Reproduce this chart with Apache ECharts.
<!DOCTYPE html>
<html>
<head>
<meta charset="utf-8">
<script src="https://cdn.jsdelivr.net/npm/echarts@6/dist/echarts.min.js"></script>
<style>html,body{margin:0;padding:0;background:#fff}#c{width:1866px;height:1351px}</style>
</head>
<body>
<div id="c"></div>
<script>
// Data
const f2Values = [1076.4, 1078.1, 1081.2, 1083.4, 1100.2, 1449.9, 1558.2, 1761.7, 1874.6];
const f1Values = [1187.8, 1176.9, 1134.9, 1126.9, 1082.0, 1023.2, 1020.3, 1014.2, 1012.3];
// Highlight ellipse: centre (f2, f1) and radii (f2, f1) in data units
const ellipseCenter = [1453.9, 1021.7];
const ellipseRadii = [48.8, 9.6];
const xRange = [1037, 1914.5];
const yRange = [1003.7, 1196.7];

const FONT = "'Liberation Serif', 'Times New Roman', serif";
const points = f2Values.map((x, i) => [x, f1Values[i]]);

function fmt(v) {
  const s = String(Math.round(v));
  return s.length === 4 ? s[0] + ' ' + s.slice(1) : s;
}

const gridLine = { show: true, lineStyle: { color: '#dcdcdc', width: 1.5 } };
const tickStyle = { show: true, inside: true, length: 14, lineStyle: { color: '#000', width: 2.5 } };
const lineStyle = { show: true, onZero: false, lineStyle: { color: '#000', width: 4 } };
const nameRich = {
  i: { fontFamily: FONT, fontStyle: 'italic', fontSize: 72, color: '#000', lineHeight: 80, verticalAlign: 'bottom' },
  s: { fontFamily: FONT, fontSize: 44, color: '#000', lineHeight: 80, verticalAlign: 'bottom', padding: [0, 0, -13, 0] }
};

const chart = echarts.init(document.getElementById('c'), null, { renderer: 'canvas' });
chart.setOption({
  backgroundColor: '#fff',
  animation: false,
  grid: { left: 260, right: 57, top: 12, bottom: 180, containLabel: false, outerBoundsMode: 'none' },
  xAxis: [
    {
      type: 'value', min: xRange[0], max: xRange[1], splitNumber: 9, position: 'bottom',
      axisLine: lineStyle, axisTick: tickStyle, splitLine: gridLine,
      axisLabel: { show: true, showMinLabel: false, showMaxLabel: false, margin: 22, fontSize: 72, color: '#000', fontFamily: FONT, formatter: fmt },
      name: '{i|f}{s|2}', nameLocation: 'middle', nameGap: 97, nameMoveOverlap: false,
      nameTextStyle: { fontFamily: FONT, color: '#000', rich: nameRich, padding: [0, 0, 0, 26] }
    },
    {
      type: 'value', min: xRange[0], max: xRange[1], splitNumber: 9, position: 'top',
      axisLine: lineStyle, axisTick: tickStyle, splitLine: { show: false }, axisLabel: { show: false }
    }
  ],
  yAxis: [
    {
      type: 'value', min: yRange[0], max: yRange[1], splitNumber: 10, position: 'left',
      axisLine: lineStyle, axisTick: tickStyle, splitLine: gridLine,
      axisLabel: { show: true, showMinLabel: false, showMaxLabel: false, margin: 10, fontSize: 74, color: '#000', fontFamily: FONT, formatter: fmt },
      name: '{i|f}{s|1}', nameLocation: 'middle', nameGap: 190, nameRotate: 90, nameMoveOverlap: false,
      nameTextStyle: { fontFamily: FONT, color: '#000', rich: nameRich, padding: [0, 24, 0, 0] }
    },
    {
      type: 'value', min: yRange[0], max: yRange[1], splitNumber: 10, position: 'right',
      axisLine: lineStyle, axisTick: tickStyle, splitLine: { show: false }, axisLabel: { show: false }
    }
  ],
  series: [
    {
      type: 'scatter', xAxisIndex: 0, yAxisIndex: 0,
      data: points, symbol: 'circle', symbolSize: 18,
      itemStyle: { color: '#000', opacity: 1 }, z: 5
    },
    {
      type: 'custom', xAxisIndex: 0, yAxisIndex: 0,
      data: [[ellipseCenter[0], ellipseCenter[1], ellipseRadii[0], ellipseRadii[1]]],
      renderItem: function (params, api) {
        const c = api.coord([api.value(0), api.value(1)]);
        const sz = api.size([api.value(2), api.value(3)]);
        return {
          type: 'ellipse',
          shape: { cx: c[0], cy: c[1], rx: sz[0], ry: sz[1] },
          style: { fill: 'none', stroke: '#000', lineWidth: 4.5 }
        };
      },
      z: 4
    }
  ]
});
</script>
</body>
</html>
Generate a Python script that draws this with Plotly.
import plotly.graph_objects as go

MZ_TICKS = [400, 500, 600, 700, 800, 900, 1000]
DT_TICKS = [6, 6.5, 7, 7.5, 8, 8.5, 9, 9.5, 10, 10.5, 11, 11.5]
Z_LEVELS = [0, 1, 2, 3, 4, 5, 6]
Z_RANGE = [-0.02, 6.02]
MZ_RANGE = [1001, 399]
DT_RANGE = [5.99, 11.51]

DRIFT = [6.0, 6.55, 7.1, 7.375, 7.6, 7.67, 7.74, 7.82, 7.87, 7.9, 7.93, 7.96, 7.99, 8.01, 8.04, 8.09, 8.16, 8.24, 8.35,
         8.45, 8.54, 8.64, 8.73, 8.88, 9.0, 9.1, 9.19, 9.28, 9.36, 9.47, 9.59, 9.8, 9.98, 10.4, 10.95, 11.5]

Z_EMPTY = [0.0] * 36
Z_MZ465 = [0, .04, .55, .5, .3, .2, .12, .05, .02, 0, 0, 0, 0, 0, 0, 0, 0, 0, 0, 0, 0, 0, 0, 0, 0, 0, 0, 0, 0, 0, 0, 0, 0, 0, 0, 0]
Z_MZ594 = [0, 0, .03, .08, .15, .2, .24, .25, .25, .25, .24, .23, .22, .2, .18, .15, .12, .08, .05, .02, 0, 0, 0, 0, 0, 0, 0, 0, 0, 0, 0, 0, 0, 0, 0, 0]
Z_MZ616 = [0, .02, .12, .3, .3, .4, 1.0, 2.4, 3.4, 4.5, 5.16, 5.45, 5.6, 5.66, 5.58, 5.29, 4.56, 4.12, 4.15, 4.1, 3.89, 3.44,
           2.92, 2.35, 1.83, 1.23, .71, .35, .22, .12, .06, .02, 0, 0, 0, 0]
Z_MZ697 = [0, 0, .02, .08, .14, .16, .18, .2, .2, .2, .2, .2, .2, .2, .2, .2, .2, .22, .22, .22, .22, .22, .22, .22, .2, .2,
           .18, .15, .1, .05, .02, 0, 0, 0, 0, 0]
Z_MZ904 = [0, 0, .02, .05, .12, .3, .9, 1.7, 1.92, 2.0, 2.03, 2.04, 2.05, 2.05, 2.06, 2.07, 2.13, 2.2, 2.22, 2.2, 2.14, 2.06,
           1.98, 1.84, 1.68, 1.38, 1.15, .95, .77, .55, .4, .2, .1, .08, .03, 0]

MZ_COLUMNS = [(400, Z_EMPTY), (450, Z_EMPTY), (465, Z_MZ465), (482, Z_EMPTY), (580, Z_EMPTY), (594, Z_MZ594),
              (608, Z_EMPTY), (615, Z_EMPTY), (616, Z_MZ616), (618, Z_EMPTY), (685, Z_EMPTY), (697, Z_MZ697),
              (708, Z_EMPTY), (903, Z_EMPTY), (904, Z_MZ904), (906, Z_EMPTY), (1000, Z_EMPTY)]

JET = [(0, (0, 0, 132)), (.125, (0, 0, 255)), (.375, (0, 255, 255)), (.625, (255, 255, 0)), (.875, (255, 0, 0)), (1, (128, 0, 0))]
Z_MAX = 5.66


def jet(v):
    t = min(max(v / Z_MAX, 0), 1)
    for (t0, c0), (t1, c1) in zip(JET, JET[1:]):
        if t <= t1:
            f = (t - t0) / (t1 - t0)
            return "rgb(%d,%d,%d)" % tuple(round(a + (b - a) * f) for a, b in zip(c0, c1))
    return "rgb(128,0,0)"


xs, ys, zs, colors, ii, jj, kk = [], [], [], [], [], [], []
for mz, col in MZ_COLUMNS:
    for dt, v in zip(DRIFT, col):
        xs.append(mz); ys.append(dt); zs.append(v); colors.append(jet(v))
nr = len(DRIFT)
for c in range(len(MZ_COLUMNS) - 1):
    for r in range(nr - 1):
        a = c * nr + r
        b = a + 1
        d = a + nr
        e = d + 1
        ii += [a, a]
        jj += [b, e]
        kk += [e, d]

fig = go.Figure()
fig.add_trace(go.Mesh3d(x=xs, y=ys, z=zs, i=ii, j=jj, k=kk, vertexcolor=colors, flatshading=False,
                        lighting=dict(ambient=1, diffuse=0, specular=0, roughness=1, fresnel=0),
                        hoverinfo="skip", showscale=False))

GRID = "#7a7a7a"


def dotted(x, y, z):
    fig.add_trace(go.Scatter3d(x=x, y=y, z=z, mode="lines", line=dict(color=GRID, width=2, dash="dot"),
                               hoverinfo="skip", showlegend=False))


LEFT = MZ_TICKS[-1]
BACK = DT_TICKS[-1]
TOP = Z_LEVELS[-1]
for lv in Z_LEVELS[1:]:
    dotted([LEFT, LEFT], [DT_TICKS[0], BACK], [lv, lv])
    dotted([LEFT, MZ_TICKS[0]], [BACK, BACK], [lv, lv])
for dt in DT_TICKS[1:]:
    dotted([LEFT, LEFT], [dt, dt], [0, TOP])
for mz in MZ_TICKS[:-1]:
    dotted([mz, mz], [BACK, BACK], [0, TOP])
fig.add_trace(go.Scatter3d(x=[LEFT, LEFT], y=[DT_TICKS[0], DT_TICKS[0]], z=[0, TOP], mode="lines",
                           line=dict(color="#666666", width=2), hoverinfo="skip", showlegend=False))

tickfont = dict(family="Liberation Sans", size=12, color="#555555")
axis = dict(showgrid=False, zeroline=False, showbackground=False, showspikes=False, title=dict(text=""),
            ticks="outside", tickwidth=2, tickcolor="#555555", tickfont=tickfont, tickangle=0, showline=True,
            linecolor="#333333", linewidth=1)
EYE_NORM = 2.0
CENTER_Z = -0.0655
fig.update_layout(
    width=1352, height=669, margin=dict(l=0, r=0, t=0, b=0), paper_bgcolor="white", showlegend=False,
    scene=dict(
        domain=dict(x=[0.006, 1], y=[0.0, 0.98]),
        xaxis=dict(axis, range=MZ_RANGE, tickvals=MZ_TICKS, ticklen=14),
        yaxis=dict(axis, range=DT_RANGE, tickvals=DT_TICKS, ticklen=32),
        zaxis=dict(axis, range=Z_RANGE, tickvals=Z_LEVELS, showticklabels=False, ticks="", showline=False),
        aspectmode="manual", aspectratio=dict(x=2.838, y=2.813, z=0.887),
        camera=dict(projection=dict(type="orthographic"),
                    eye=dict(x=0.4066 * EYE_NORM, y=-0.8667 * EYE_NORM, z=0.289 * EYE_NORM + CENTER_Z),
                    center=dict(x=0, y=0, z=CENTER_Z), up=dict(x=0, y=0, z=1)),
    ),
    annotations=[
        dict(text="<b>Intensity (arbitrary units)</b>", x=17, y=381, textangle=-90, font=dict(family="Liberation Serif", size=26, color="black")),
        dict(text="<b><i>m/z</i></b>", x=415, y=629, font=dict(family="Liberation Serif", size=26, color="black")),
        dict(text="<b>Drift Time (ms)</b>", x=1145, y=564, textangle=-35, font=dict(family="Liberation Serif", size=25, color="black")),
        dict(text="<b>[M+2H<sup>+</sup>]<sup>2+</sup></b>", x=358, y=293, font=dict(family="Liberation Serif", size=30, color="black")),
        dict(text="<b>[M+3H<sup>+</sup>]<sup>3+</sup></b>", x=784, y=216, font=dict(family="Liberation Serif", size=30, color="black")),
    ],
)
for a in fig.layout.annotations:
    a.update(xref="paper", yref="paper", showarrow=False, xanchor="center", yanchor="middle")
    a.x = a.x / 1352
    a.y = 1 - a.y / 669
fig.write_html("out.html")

◆ Request:
In the listing above, find the line with "Generate a Python" and the line with "10.4, 10.95, 11.5]", then print exactly those lines and every line between them.

◆ Solution:
Generate a Python script that draws this with Plotly.
import plotly.graph_objects as go

MZ_TICKS = [400, 500, 600, 700, 800, 900, 1000]
DT_TICKS = [6, 6.5, 7, 7.5, 8, 8.5, 9, 9.5, 10, 10.5, 11, 11.5]
Z_LEVELS = [0, 1, 2, 3, 4, 5, 6]
Z_RANGE = [-0.02, 6.02]
MZ_RANGE = [1001, 399]
DT_RANGE = [5.99, 11.51]

DRIFT = [6.0, 6.55, 7.1, 7.375, 7.6, 7.67, 7.74, 7.82, 7.87, 7.9, 7.93, 7.96, 7.99, 8.01, 8.04, 8.09, 8.16, 8.24, 8.35,
         8.45, 8.54, 8.64, 8.73, 8.88, 9.0, 9.1, 9.19, 9.28, 9.36, 9.47, 9.59, 9.8, 9.98, 10.4, 10.95, 11.5]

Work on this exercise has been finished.